1. Cook the Carrots
Start by peeling and chopping 120 grams of carrots into small pieces. Steam or boil them until very soft. It takes about 10-15 minutes.
Once cooked, drain and blend them into a smooth purée with a small amount of water if needed.
2. Make the Dough
In a large mixing bowl, mix 250 grams of plain flour, ½ teaspoon of salt, and 1 teaspoon of dried oregano. Add the carrot purée and 3 tablespoons of olive oil.
Gradually add water while kneading until a soft, pliable dough forms. Be careful with the amount of water. Adjust the amount of water depending on the moisture of the puréed carrots.
3. Rest the Dough
Knead the dough on a floured work surface for about 5-7 minutes until a smooth and elastic dough forms.

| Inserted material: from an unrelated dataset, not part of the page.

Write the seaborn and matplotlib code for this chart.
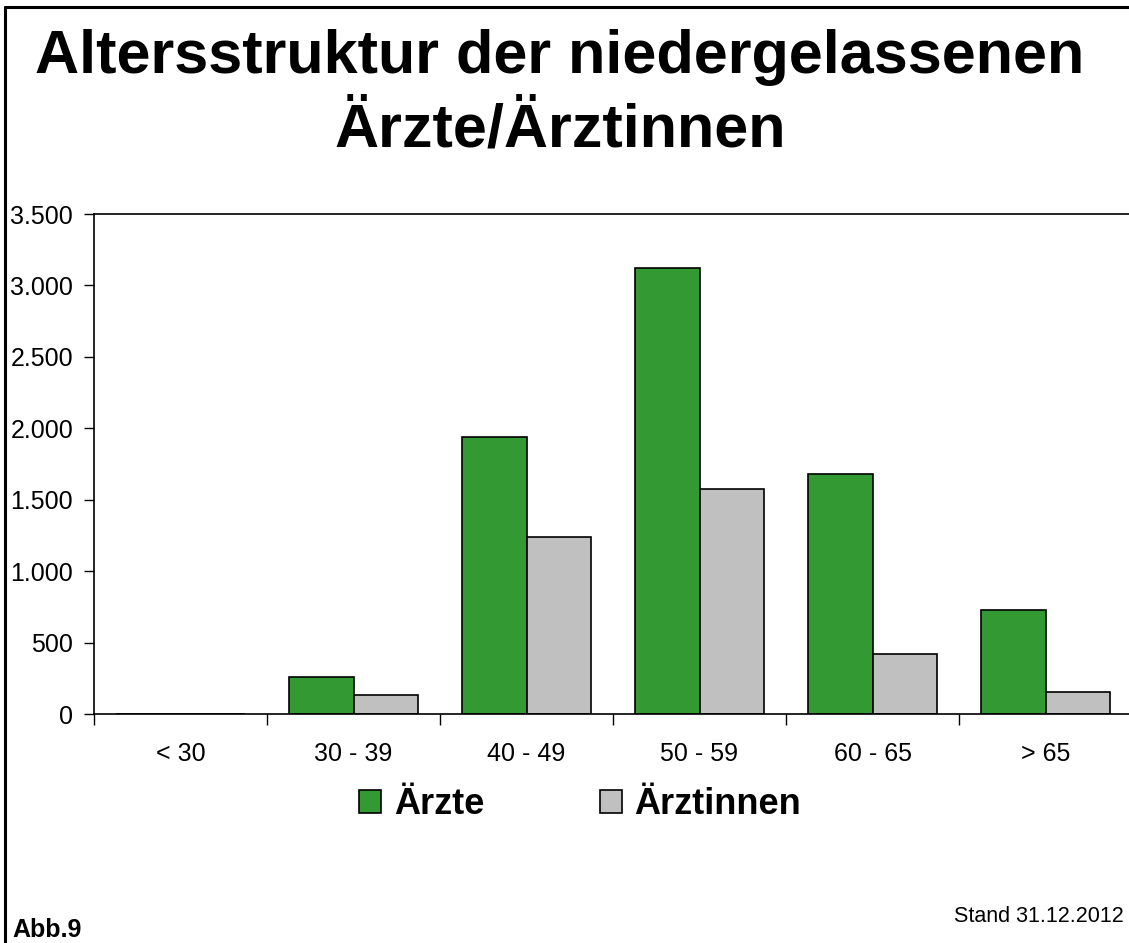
import matplotlib
matplotlib.use("Agg")
import matplotlib.pyplot as plt
import seaborn as sns
import pandas as pd
from matplotlib.ticker import FuncFormatter, FixedLocator
from matplotlib.lines import Line2D

# data
altersgruppen = ["< 30", "30 - 39", "40 - 49", "50 - 59", "60 - 65", "> 65"]
aerzte = [0, 260, 1940, 3120, 1680, 725]
aerztinnen = [0, 130, 1240, 1575, 420, 155]
serien = ["Ärzte", "Ärztinnen"]
farben = ["#339933", "#C0C0C0"]

df = pd.DataFrame({
    "Alter": altersgruppen * 2,
    "Anzahl": aerzte + aerztinnen,
    "Geschlecht": [serien[0]] * len(aerzte) + [serien[1]] * len(aerztinnen),
})

sns.set_style("white")
plt.rcParams["font.family"] = ["Liberation Sans", "DejaVu Sans"]
plt.rcParams["text.color"] = "black"
plt.rcParams["xtick.color"] = "black"
plt.rcParams["ytick.color"] = "black"

fig = plt.figure(figsize=(11.29, 9.43), dpi=100)
ax = fig.add_axes([94 / 1129, 229 / 943, (1132 - 94) / 1129, 500 / 943])

sns.barplot(data=df, x="Alter", y="Anzahl", hue="Geschlecht",
            palette=farben, width=0.75, edgecolor="black", linewidth=1.2,
            saturation=1, ax=ax)

ax.set_xlim(-0.5, 5.5)
ax.set_ylim(0, 3500)
ax.set_yticks(range(0, 3501, 500))
ax.yaxis.set_major_formatter(FuncFormatter(lambda v, p: f"{int(v):,}".replace(",", ".")))
ax.set_xlabel("")
ax.set_ylabel("")

# ticks: y outward, x marks at category boundaries
ax.tick_params(axis="y", which="major", direction="out", length=7, width=1,
               labelsize=18, pad=8, left=True)
ax.tick_params(axis="x", which="major", length=0, labelsize=18, pad=20)
ax.xaxis.set_minor_locator(FixedLocator([i - 0.5 for i in range(7)]))
ax.tick_params(axis="x", which="minor", direction="out", length=8, width=1,
               bottom=True)

for side in ["left", "bottom", "top"]:
    ax.spines[side].set_color("black")
    ax.spines[side].set_linewidth(1.2)
ax.spines["right"].set_visible(False)

# legend
handles, labels = ax.get_legend_handles_labels()
ax.get_legend().remove()
fig.legend(handles, labels, ncol=2, frameon=False, loc="center",
           bbox_to_anchor=(580 / 1129, 1 - 805 / 943),
           prop={"size": 26, "weight": "bold"},
           handlelength=0.62, handleheight=0.62, handletextpad=0.35,
           columnspacing=3.2)

# title
fig.text(560 / 1129, 1 - 57 / 943, "Altersstruktur der niedergelassenen",
         ha="center", va="center", fontsize=44, fontweight="bold")
fig.text(560 / 1129, 1 - 131 / 943, "Ärzte/Ärztinnen",
         ha="center", va="center", fontsize=44, fontweight="bold")

fig.text(12 / 1129, 1 - 930 / 943, "Abb.9", ha="left", va="center",
         fontsize=18, fontweight="bold")
fig.text(1124 / 1129, 1 - 917 / 943, "Stand 31.12.2012", ha="right",
         va="center", fontsize=15.5)

# frame lines at top and left of the page
fig.add_artist(Line2D([5 / 1129, 1], [1 - 7 / 943, 1 - 7 / 943],
                      transform=fig.transFigure, color="black", linewidth=2.2))
fig.add_artist(Line2D([5 / 1129, 5 / 1129], [0, 1 - 7 / 943],
                      transform=fig.transFigure, color="black", linewidth=2.2))

fig.savefig("out.png", dpi=100)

Once kneaded, place the dough back into the bowl, cover it with a tea towel, and let it rest for approximately 20-30 minutes. This step improves elasticity.
4. Shape the Tortillas
After resting, divide the dough into 6-8 equal portions. Roll each portion into a ball. On a lightly floured surface, roll the tortillas as thin as possible for soft, foldable wraps.
5. Cook the Tortillas
Heat a non-stick frying pan over medium-high heat.
Place a rolled-out tortilla on the hot pan. Cook for about 1-2 minutes on each side until bubbles form and brown spots appear. Adjust the heat as needed to avoid burning.
Stack the cooked tortillas on a plate and cover them with a clean kitchen towel to keep them warm and pliable.
6. Serve
Carrot tortillas pair well with a variety of dishes. Serve with grilled meats, roasted vegetables, beans, rice, or your favourite dips.
Tips for the Perfect Carrot Tortillas
Here are some tips to make your Carrot Tortillas even more delicious:
Cook the Carrots Well: Steam or boil the chopped carrots until very soft (fork-tender) to make blending easier.
Adjust Water as Needed: Since carrots add moisture, start with less water than a regular tortilla recipe.
Kneading: Proper kneading is crucial for developing the gluten in the dough, which gives tortillas their structure and elasticity.
Resting Time: Letting the dough rest makes it easier to roll out and prevents it from shrinking back.
Cooking Heat: Make sure your frying-pan is properly preheated to get the signature brown spots without burning the tortillas.
Serving Suggestions
Carrot tortillas have a mild sweetness and soft texture, making them versatile for savoury and slightly sweet fillings. Here are some great combinations:
Mediterranean-Style Wrap: Fill them with grilled chicken or falafel, hummus, fresh cucumbers, tomatoes, and red onions.
Spiced Chickpea & Avocado Wrap: Make healthy wraps with mashed avocado, roasted chickpeas, and shredded lettuce or baby spinach.
Creamy Tuna & Veggie Wrap: Add tuna mixed with Greek yogurt, shredded carrots, and bell peppers.
Dips: Cut them into wedges and serve with dips, such as guacamole, salsa, or sour cream dip.
Variations to Try
If you want soft tortillas with a similar texture but without carrots, try my Spinach Tortilla Recipe.
Here are some other great vegetable alternatives you could try:
Beetroot Tortillas: Blend cooked or roasted beetroot with water before mixing into the dough.
Sweet Potato Tortillas: Roast, mash, and mix directly into the dough. Reduce water slightly, since sweet potatoes have more moisture.
Pumpkin or Butternut Squash: Roast or steam, then purée. Reduce the water in the recipe slightly.
Related Recipes
Looking for more recipes to incorporate carrots? Check out my Vegan Spinach Carrot Casserole and my Carrot Spread.
For a sweet tooth, try my Carrot Cake with Chocolate Chips.
Conclusion
These homemade Carrot Tortillas are a great way to add some colour and natural sweetness to your meals. Whether combined with fresh vegetables and hummus, creamy spreads or even a hint of spices, they are as versatile as they are delicious. Try them with different seasonal ingredients—perhaps roasted squash in the fall or zucchini in the summer—to create new flavours year-round!